The sculptures will be accompanied by a series of intimate gouache works on paper, divergent abstract compositions of the same size, forming what can be thought of as a series of diary entries or letters realised over a period of time. Continuing his exploration of the middle ground between objects and pictures da Cunha presents these works framed but unglazed, drawing our attention to the object of the paper itself. Alongside the gouaches will be a series of flat wall-based objects resembling paintings, and often supported on painting stretchers, containing groupings of objects composed on a flat surface. Da Cunha has long been interested in the narratives and histories of the often used or broken objects he finds. These narratives take on an even more resonant importance in the context of this Rauschenbergian or Braquian approach to sculptural pictures.
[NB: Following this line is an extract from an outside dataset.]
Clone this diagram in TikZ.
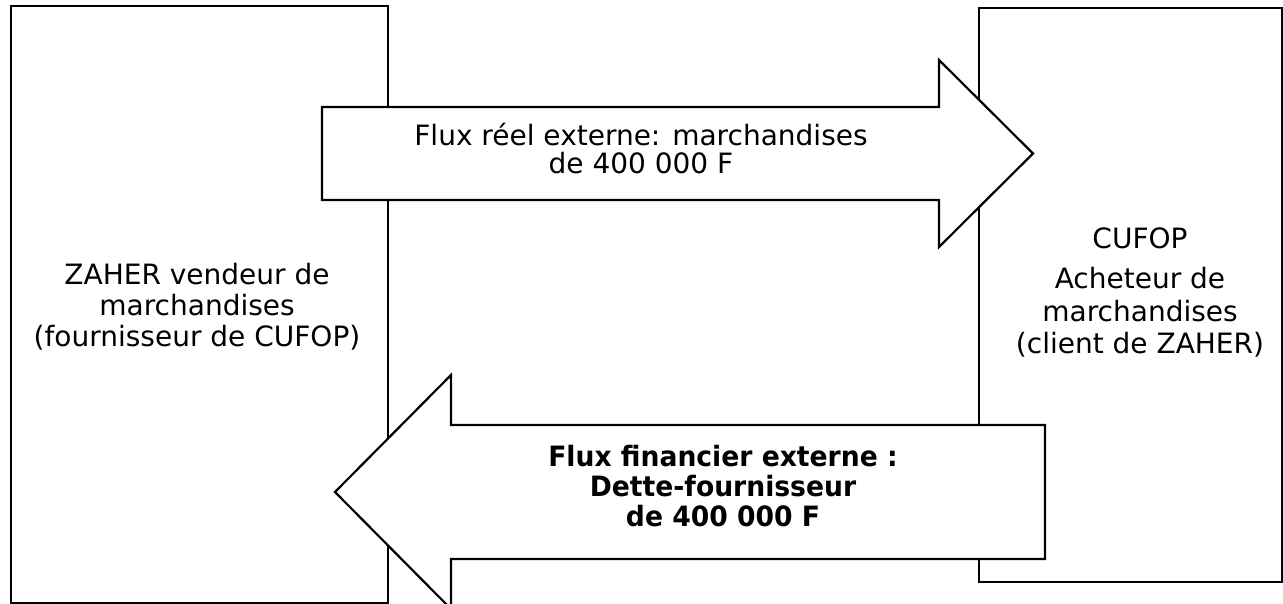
\documentclass[tikz,border=0pt]{standalone}
\usepackage{fontspec}
\setmainfont{DejaVu Sans}
\newfontfamily\narrowsans{DejaVu Sans}[FakeStretch=0.95]
\begin{document}
\begin{tikzpicture}[x=1pt,y=-1pt,
  boxst/.style={draw=black, line width=2.2pt, fill=white, rectangle, inner sep=0pt},
  flowarrow/.style={draw=black, line width=2.2pt, fill=white, line join=miter},
  lbl/.style={align=center, inner sep=0pt, text=black}]
\useasboundingbox (0,0) rectangle (1283,604);
\clip (0,0) rectangle (1283,604);
% boxes
\node[boxst, minimum width=377pt, minimum height=597pt] (zaher) at (199.5,304.5) {};
\node[boxst, minimum width=303pt, minimum height=574pt] (cufop) at (1130.5,295) {};
% top arrow (real flow) from ZAHER to CUFOP
\coordinate (rtail) at (322,153.5);
\coordinate (rtip) at (1033,153.5);
\draw[flowarrow] (322,107) -- (939,107) -- (939,60) -- (rtip) -- (939,247) -- (939,200) -- (322,200) -- cycle;
% bottom arrow (financial flow) from CUFOP to ZAHER
\coordinate (ftip) at (335,492);
\coordinate (ftail) at (1045,492);
\draw[flowarrow] (ftip) -- (451,375) -- (451,425) -- (1045,425) -- (1045,559) -- (451,559) -- (451,609) -- cycle;
% texts
\node[lbl, font=\fontsize{28}{31}\selectfont] (zahertxt) at (197,306.8)
  {ZAHER vendeur de\\marchandises\\(fournisseur de CUFOP)};
\node[lbl, font=\fontsize{28}{32.5}\selectfont] (cufoptxt) at (1140,292.6)
  {CUFOP\\[7.5pt]Acheteur de\\marchandises\\(client de ZAHER)};
\node[lbl, font=\fontsize{28}{28}\selectfont] (reeltxt) at (641,148.4)
  {Flux réel externe: marchandises\\de 400 000 F};
\node[lbl, font=\narrowsans\bfseries\fontsize{28}{30}\selectfont] (fintxt) at (723,486.4)
  {Flux financier externe :\\Dette-fournisseur\\de 400 000 F};
\end{tikzpicture}
\end{document}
Alexandre da Cunha was born in Rio de Janeiro in 1969 and lives and works in São Paulo and London. He has exhibited widely throughout the world with selected solo exhibitions including: Quebrada, auroras, São Paulo, Brazil (2023); Duplex, Brighton CCA, Brighton, England (2021); Arena, Thomas Dane Gallery, Naples, Italy (2020); Duologue with Phillip King, Royal Society of Sculptors, London, England (2018); Boom, Pivô, São Paulo, Brazil (2017); Free Fall, Thomas Dane Gallery, London, England (2016); the Museum of Contemporary Art Chicago, Chicago IL, USA (2015); Dublê, Centro Cultural São Paulo, São Paulo, Brazil (2011), and Laissez-Faire, Camden Arts Centre, London, England (2009). Da Cunha’s work is included in major private and institutional collections including the Tate, England; ICA Boston, Boston MA, USA; Museum of Contemporary Art Chicago, Chicago IL, USA; Pinacoteca do Estado de São Paulo, São Paulo, Brazil; and Inhotim, Brumadinho, Brazil.

Major public and outdoor sculptures by da Cunha are on permanent view at Battersea Power Station Underground Station in London, the Monsoon Building in London, the Laumeier Sculpture Park in St. Louis USA, Pierce Boston Tower in Boston USA and the Rochaverá Tower in São Paulo, Brazil.